§ What is being asked:
Will you output the entries below exactly, skipping every image they contain?

Figure scripts:

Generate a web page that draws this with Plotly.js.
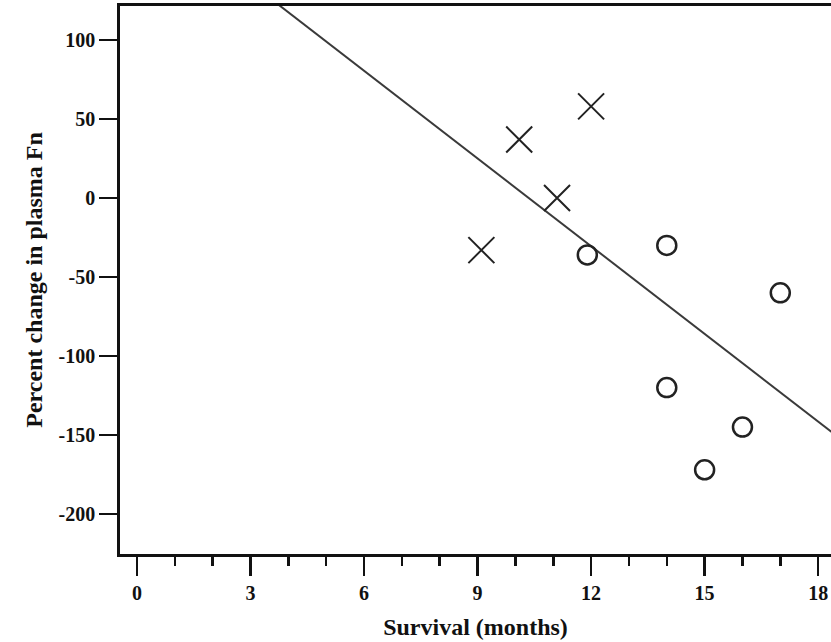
<!DOCTYPE html>
<html>
<head>
<meta charset="utf-8">
<script src="https://cdn.plot.ly/plotly-3.0.1.min.js"></script>
<style>html,body{margin:0;padding:0;background:#fff;}#chart{width:831px;height:642px;}</style>
</head>
<body>
<div id="chart"></div>
<script>
// Group 1 (crosses)
const crossSurvival = [9.1, 10.1, 11.1, 12.0];
const crossChange = [-33, 37, 0, 58];
// Group 2 (circles)
const circleSurvival = [11.9, 14.0, 17.0, 14.0, 16.0, 15.0];
const circleChange = [-36, -30, -60, -120, -145, -172];
// Fitted line end points
const fitSurvival = [3.0, 19.0];
const fitChange = [136, -160];
// Tick labels
const xTickVals = [0, 3, 6, 9, 12, 15, 18];
const xTickText = ["0", "3", "6", "9", "12", "15", "18"];
const yTickVals = [100, 50, 0, -50, -100, -150, -200];
const yTickText = ["100", "50", "0", "-50", "-100", "-150", "-200"];

const ink = '#222';
const fontFam = '"Liberation Serif", "Times New Roman", serif';

const traces = [
  {x: fitSurvival, y: fitChange, mode: 'lines', line: {color: '#3a3a3a', width: 2}, showlegend: false, hoverinfo: 'skip'},
  {x: crossSurvival, y: crossChange, mode: 'markers', showlegend: false,
   marker: {symbol: 'x-thin-open', size: 26, color: ink, line: {color: ink, width: 2}}},
  {x: circleSurvival, y: circleChange, mode: 'markers', showlegend: false,
   marker: {symbol: 'circle-open', size: 19, color: ink, line: {color: ink, width: 2.5}}}
];

const layout = {
  width: 831, height: 642,
  margin: {l: 120, r: 0, t: 6, b: 88},
  paper_bgcolor: '#fff', plot_bgcolor: '#fff',
  font: {family: fontFam, color: '#111'},
  xaxis: {
    range: [-0.45, 18.34],
    tickvals: xTickVals, ticktext: xTickText,
    ticks: 'outside', ticklen: 19, tickwidth: 2.5, tickcolor: '#111',
    minor: {dtick: 1, tick0: 0, ticks: 'outside', ticklen: 9, tickwidth: 2.5, tickcolor: '#111'},
    showline: true, linewidth: 2.8, linecolor: '#111', mirror: true,
    showgrid: false, zeroline: false,
    tickfont: {family: fontFam, size: 20, color: '#111', weight: 'bold'},
    title: {text: '<b>Survival (months)</b>', font: {family: fontFam, size: 24, color: '#111'}, standoff: 16}
  },
  yaxis: {
    range: [-225.3, 121.5],
    tickvals: yTickVals, ticktext: yTickText,
    ticks: 'outside', ticklen: 18, tickwidth: 2.5, tickcolor: '#111',
    showline: true, linewidth: 2.8, linecolor: '#111',
    showgrid: false, zeroline: false,
    tickfont: {family: fontFam, size: 20, color: '#111', weight: 'bold'},
    title: {text: '<b>Percent change in plasma Fn</b>', font: {family: fontFam, size: 24, color: '#111'}, standoff: 10}
  }
};

Plotly.newPlot('chart', traces, layout, {displayModeBar: false, staticPlot: true});
</script>
</body>
</html>
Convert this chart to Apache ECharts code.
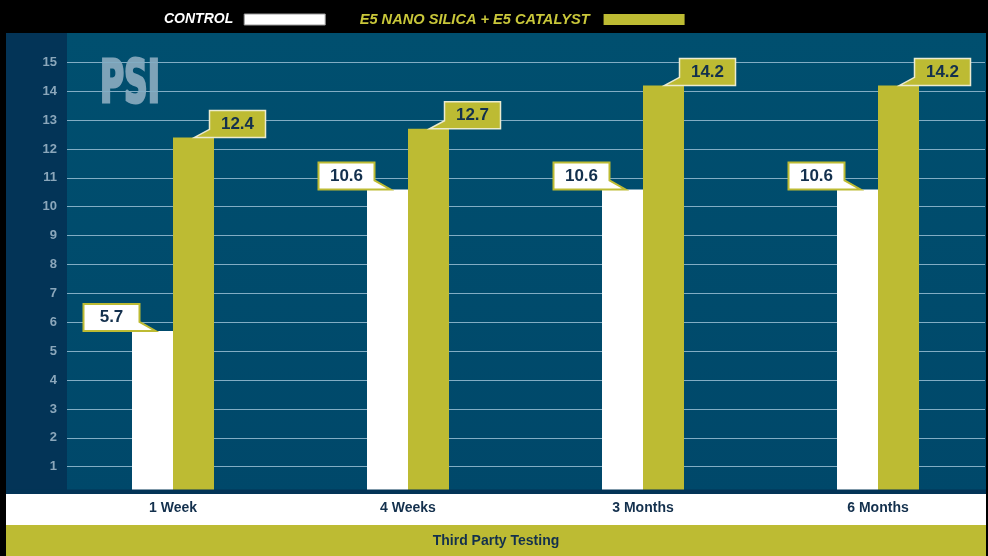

§ Answer for this exercise:
Generate a web page that draws this with Plotly.js.
<!DOCTYPE html>
<html>
<head>
<meta charset="utf-8">
<script src="https://cdn.plot.ly/plotly-3.0.1.min.js"></script>
<style>html,body{margin:0;padding:0;background:#fff;}#chart{width:831px;height:642px;}</style>
</head>
<body>
<div id="chart"></div>
<script>
// Group 1 (crosses)
const crossSurvival = [9.1, 10.1, 11.1, 12.0];
const crossChange = [-33, 37, 0, 58];
// Group 2 (circles)
const circleSurvival = [11.9, 14.0, 17.0, 14.0, 16.0, 15.0];
const circleChange = [-36, -30, -60, -120, -145, -172];
// Fitted line end points
const fitSurvival = [3.0, 19.0];
const fitChange = [136, -160];
// Tick labels
const xTickVals = [0, 3, 6, 9, 12, 15, 18];
const xTickText = ["0", "3", "6", "9", "12", "15", "18"];
const yTickVals = [100, 50, 0, -50, -100, -150, -200];
const yTickText = ["100", "50", "0", "-50", "-100", "-150", "-200"];

const ink = '#222';
const fontFam = '"Liberation Serif", "Times New Roman", serif';

const traces = [
  {x: fitSurvival, y: fitChange, mode: 'lines', line: {color: '#3a3a3a', width: 2}, showlegend: false, hoverinfo: 'skip'},
  {x: crossSurvival, y: crossChange, mode: 'markers', showlegend: false,
   marker: {symbol: 'x-thin-open', size: 26, color: ink, line: {color: ink, width: 2}}},
  {x: circleSurvival, y: circleChange, mode: 'markers', showlegend: false,
   marker: {symbol: 'circle-open', size: 19, color: ink, line: {color: ink, width: 2.5}}}
];

const layout = {
  width: 831, height: 642,
  margin: {l: 120, r: 0, t: 6, b: 88},
  paper_bgcolor: '#fff', plot_bgcolor: '#fff',
  font: {family: fontFam, color: '#111'},
  xaxis: {
    range: [-0.45, 18.34],
    tickvals: xTickVals, ticktext: xTickText,
    ticks: 'outside', ticklen: 19, tickwidth: 2.5, tickcolor: '#111',
    minor: {dtick: 1, tick0: 0, ticks: 'outside', ticklen: 9, tickwidth: 2.5, tickcolor: '#111'},
    showline: true, linewidth: 2.8, linecolor: '#111', mirror: true,
    showgrid: false, zeroline: false,
    tickfont: {family: fontFam, size: 20, color: '#111', weight: 'bold'},
    title: {text: '<b>Survival (months)</b>', font: {family: fontFam, size: 24, color: '#111'}, standoff: 16}
  },
  yaxis: {
    range: [-225.3, 121.5],
    tickvals: yTickVals, ticktext: yTickText,
    ticks: 'outside', ticklen: 18, tickwidth: 2.5, tickcolor: '#111',
    showline: true, linewidth: 2.8, linecolor: '#111',
    showgrid: false, zeroline: false,
    tickfont: {family: fontFam, size: 20, color: '#111', weight: 'bold'},
    title: {text: '<b>Percent change in plasma Fn</b>', font: {family: fontFam, size: 24, color: '#111'}, standoff: 10}
  }
};

Plotly.newPlot('chart', traces, layout, {displayModeBar: false, staticPlot: true});
</script>
</body>
</html>
Convert this chart to Apache ECharts code.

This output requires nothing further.